ゲームのコミカライズは、現在数多くある。
その元祖のブームを引き起こした漫画があった。
それが―――
「ゲームセンターあらし」
漫画家「すがやみつる」先生によるゲームプレイヤーを主人公とするゲーム漫画。
今回は、ゲーム漫画というジャンルを生み出した名作「ゲームセンターあらし」を大特集!
おれはゲームなら世界一!おれはゲームセンターあらしだ~~っ! by石野あらし
「ゲームセンターあらし」って?
「ゲームセンターあらし」とは、「すがやみつる」さんによる少年向け漫画作品で、「月刊コロコロコミック(小学館)」にて連載されていた。

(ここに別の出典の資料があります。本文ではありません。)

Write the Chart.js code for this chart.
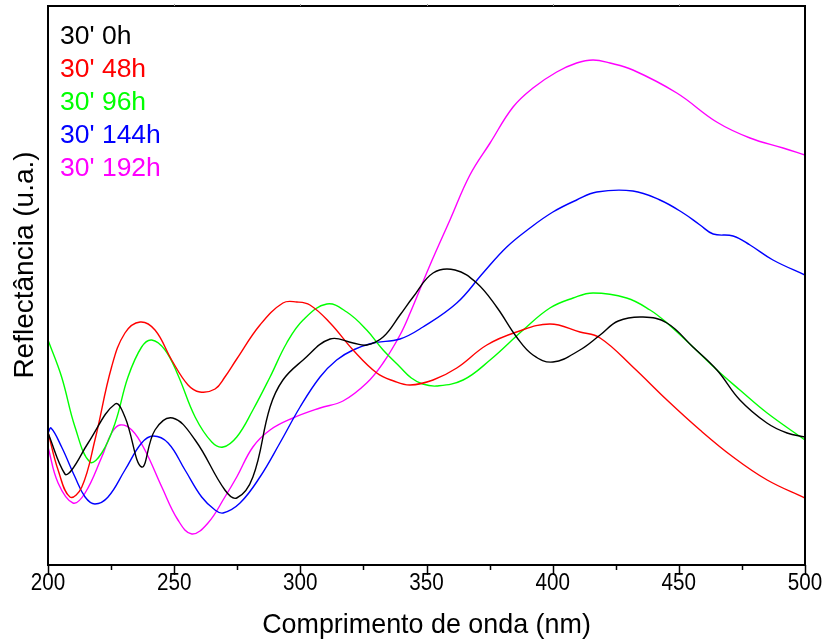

2回の読み切りの後、1979年~1983年に連載され、1982年には全26話でTVアニメ化もされている。
ストーリーとしては、主人公あらしがゲームセンターやゲーム大会で、様々なライバルたちとゲームで対決するというモノ。
当時人気を博していたスペースインベーダーを皮切りに、数々の必殺技を駆使してゲームで高得点をたたき出していく。
「水魚のポーズ」
「炎のコマ」
「月面宙返り(ムーンサルト)」
などなど、どうプレイに影響しているのか理解不能ながら、見た目の説得力で押し切る少年漫画として完成された燃える展開だった。
ゲーム漫画の変化
数多くの影響
同様のゲーム漫画が人気に!
大ヒットとなった「ゲームセンターあらし」は、後のファミコン漫画にも影響を与えた。
同様のコンセプトでゲームをプレイするプレイヤーが主人公となる漫画が数多く登場していくコトとなった。
・ファミコンロッキー(あさいもとゆき)
・熱血!ファミコン少年団(さいとうはるお)
・ファミコン風雲児(池原しげと)
などなど、ファミコンで対決して世界を救うような物語が多くなる。
あらしでもそうだったが、戦いは壮大になりすぎていって、核戦争を止めたり、宇宙からの侵略から地球を守ったり……。
ゲームの内容より漫画のストーリーが凄すぎてついていけない人も出てくる程になっていった。
ゲームの変化
プレイヤーが主人公の時代の終焉
数多くのゲームで対決を繰り返していった「ゲームセンターあらし」だったが、後年に影響を残して消えていってしまった。
それは、ゲームの主役がゲームセンターからファミコンへと移り変わっていったから、ファミコンの漫画へ移っていった。
とされるが、実はそれだけではない。
作者の「すがやみつる」さんは、いち早くゲーム漫画の今後を見抜いていたのだ!
あらしの劇中に登場したゲームは以下―――
・ブロックくずし
・スペースインベーダー
・ギャラクシアン
・ギャラクシーウォーズ
・パクパクマン
・バルーンボンバー
・パックマン
・ムーンクレスタ
・クレイジー・クライマー
・ラリーX
・ニューラリーX
・トランキライザーガン
・ドラキュラハンター
・ドンキーコング
・スクランブル
・平安京エイリアン
・ミサイルコマンド
・クイックス
・スペースシーカー
・ワープ&ワープ
・マンホール、ジャッジ、パラシュート(ゲーム&ウオッチ)
・ゲーム電卓
・ゼビウス
・レッドタンク
・ディフェンダー
・ルート16
・スペースパニック
・アタックモグラ
この中の一つが、すがやさんに大きな衝撃を与えた。
そのゲームこそが―――
「ゼビウス」
そう、このゲームには、ゲーム内に世界観が構築されていたのだ。
それまでのゲームには、大まかな設定はあるものの「ドットを食べる」「砲台で敵を倒す」「敵から逃げる」など大まかな役割を持ったキャラクターが記号として存在するだけだった。
ゼビウスには、背景があるだけでも衝撃だったが、それぞれのキャラクターに名称が存在する上、両軍での呼ばれ方の違いやゼビ語と言われる独自の言語まで構成されていた。
つまり、ゲームにキャラクターとストーリーがある!
今では当然になっているコトだが、ここまでの世界観のゲームはそれまでになかった。
これを見た時点で、すがやさんはゲーム漫画は、ゲーム内容自体を描く漫画に変わっていく、と確信していたと言う。
実際、今のゲーム漫画といえば、ゲームをプレイする人ではなくゲーム内容自体が漫画になっている。
というか、ゲームが漫画やアニメ、映画などと同様かそれ以上のストーリー性・世界観を持っているので当然と言えば当然だろう。
だが、現在でもエッセイ漫画として、プレイする人間が主役となる漫画は存在している。
また、「ゲームセンターあらし」のような漫画も読んでみたい、と個人的には思うが、みんなはどうだろう?